» Task statement
Extract every line of the material that holds the string "this".

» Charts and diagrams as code

————

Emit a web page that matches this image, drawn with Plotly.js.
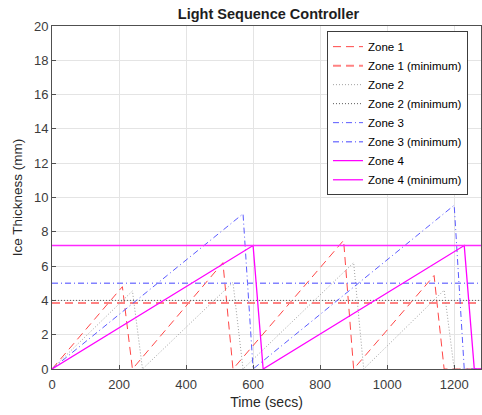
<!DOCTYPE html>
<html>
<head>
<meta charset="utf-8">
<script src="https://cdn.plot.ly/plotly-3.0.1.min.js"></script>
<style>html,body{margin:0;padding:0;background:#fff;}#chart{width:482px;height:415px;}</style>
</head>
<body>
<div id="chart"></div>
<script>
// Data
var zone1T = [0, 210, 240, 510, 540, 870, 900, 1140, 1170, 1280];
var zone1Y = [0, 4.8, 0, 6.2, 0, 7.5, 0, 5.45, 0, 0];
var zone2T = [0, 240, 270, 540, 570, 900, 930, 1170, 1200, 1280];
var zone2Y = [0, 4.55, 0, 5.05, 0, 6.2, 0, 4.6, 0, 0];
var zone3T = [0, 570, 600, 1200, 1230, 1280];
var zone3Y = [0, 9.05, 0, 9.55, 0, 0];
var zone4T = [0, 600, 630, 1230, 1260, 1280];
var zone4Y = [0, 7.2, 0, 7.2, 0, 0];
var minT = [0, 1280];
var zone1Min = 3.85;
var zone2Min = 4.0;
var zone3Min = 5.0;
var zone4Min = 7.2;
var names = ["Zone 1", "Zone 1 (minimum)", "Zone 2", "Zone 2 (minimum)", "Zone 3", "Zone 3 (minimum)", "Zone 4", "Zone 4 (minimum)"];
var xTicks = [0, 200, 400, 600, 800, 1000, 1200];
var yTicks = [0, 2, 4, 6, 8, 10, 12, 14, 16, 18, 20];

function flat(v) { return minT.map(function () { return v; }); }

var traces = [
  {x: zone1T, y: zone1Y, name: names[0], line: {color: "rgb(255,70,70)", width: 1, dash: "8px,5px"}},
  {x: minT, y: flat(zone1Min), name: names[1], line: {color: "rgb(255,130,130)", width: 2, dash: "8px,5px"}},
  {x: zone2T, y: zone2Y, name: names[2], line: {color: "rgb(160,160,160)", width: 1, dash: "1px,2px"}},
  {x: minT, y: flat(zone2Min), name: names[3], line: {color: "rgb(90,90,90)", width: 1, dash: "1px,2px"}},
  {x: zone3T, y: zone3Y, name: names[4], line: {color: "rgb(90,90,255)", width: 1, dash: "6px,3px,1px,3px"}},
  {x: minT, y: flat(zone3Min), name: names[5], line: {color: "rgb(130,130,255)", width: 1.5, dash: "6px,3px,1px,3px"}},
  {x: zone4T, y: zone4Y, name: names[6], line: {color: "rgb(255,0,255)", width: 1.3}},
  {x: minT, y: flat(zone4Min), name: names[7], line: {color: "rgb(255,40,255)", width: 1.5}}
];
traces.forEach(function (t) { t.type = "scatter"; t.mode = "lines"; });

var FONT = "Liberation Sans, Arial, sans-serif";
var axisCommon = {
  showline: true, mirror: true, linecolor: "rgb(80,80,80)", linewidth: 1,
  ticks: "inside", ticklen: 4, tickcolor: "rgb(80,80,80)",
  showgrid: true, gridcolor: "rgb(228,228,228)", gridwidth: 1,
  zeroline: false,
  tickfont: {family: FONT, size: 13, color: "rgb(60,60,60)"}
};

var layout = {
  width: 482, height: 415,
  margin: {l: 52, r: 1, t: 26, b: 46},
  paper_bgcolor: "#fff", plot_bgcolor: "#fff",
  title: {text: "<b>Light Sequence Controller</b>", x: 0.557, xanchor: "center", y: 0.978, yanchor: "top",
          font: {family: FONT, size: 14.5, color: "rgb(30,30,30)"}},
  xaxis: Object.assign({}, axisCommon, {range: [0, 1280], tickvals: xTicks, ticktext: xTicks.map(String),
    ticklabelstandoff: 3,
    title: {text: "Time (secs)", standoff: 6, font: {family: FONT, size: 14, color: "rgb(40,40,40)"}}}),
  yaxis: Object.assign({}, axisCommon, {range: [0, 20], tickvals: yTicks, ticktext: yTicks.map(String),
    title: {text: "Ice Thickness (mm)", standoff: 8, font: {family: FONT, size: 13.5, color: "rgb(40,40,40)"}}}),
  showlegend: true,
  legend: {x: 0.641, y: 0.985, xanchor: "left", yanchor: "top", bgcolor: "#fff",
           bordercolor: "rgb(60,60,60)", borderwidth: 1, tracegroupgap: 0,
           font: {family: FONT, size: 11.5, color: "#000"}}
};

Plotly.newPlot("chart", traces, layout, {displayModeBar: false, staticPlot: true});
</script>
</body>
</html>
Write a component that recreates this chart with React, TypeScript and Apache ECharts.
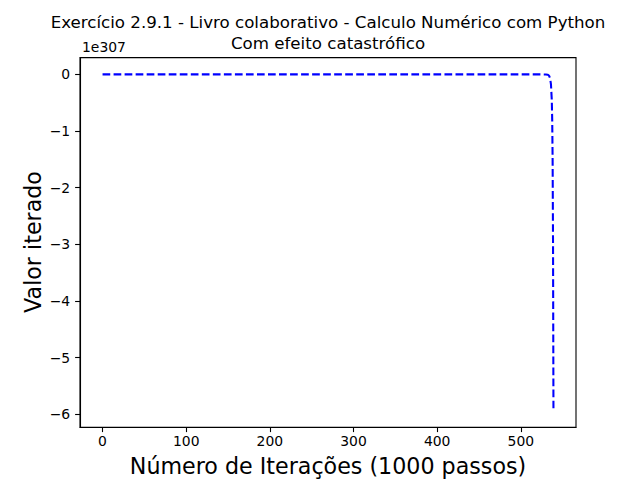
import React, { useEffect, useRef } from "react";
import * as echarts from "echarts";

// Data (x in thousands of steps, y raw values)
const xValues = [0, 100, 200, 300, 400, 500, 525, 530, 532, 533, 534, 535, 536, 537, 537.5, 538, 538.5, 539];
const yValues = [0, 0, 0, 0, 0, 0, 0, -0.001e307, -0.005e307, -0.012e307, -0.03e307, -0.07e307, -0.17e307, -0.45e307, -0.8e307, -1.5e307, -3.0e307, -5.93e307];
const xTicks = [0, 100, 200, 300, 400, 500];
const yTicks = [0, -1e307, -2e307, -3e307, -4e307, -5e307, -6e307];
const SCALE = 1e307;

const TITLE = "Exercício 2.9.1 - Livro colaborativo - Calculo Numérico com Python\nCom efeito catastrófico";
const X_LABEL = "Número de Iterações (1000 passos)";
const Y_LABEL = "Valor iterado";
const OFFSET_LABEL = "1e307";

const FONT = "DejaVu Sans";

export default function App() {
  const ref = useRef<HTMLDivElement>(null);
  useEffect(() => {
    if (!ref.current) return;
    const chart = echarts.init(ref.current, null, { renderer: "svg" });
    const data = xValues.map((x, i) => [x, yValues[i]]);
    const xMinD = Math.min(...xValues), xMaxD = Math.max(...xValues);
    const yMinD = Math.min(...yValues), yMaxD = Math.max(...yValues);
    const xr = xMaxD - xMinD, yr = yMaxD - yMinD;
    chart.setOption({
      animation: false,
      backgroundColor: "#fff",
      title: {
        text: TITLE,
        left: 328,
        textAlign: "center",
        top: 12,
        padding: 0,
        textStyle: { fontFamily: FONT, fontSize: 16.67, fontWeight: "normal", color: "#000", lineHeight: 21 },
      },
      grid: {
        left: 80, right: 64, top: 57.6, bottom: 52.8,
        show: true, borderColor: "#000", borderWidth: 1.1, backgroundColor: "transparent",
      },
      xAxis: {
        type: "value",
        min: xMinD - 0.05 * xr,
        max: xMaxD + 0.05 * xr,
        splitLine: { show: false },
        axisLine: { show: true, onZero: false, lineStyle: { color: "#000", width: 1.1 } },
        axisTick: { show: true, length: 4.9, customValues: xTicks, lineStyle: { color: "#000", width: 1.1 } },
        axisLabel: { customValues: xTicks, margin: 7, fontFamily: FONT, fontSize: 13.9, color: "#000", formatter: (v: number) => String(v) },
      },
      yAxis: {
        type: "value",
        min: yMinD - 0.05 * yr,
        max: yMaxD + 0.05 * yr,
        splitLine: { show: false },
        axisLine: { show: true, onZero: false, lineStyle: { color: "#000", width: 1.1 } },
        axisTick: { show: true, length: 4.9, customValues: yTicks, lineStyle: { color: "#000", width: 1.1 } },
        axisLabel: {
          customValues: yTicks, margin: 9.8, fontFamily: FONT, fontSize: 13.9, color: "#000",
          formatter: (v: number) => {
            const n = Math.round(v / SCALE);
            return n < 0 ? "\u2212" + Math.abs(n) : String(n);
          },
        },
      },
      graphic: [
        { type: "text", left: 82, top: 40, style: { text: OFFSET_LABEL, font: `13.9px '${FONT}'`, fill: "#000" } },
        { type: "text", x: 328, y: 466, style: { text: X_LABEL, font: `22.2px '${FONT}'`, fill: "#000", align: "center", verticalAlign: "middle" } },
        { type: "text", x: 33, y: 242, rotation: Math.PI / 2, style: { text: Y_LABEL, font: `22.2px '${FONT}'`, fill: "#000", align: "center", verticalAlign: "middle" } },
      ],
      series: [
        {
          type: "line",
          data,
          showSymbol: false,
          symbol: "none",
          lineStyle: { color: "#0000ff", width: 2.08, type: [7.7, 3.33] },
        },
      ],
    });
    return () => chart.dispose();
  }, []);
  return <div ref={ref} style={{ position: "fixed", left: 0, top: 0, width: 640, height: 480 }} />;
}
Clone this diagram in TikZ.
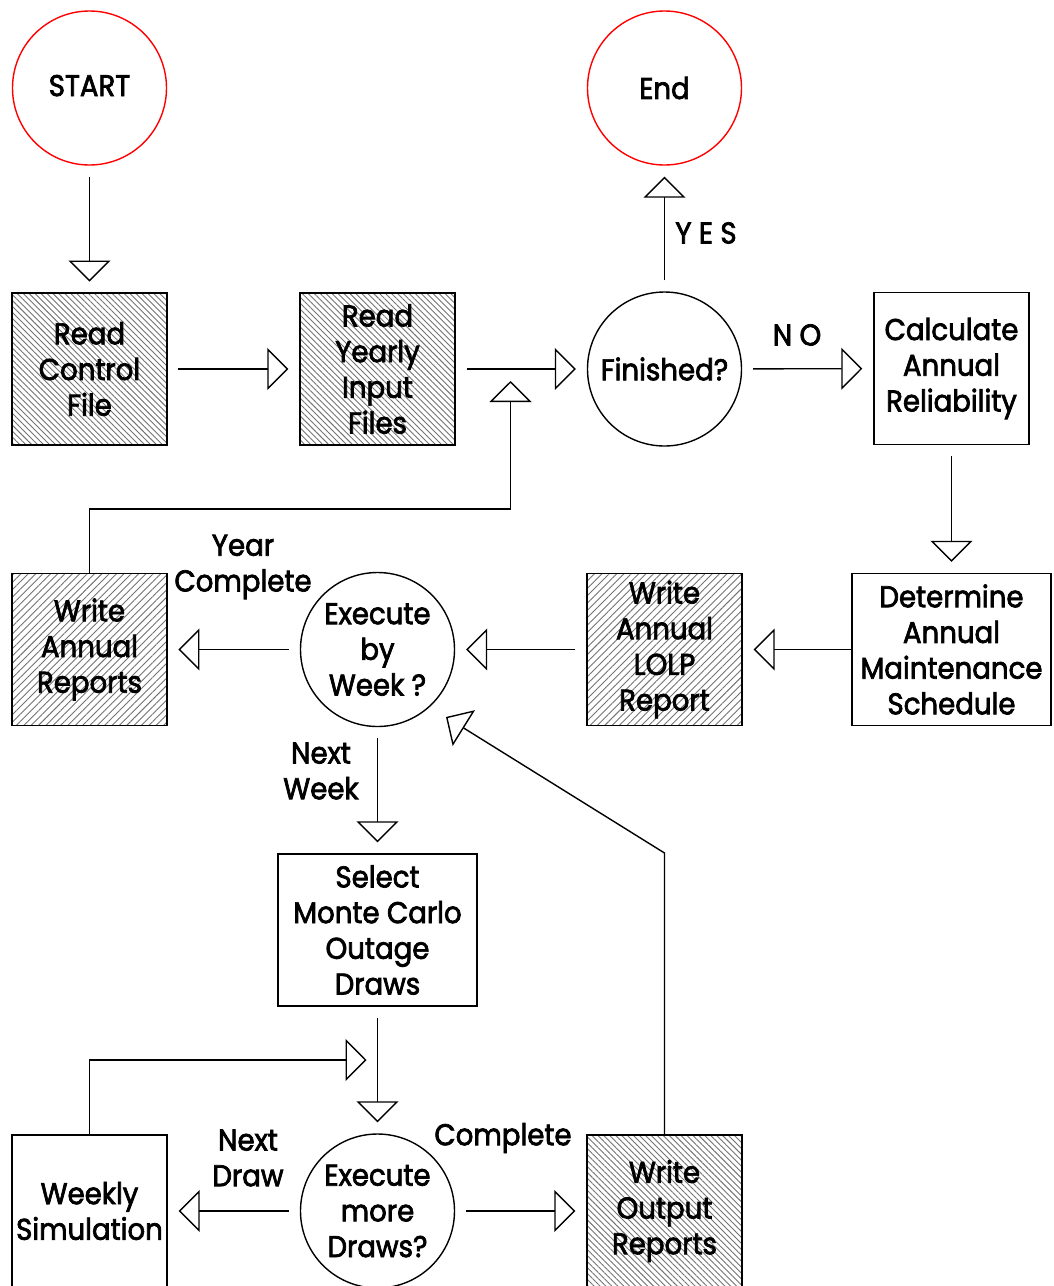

————

» Expected output
Emit a web page that matches this image, drawn with Plotly.js.
Write a component that recreates this chart with React, TypeScript and Apache ECharts.
Clone this diagram in TikZ.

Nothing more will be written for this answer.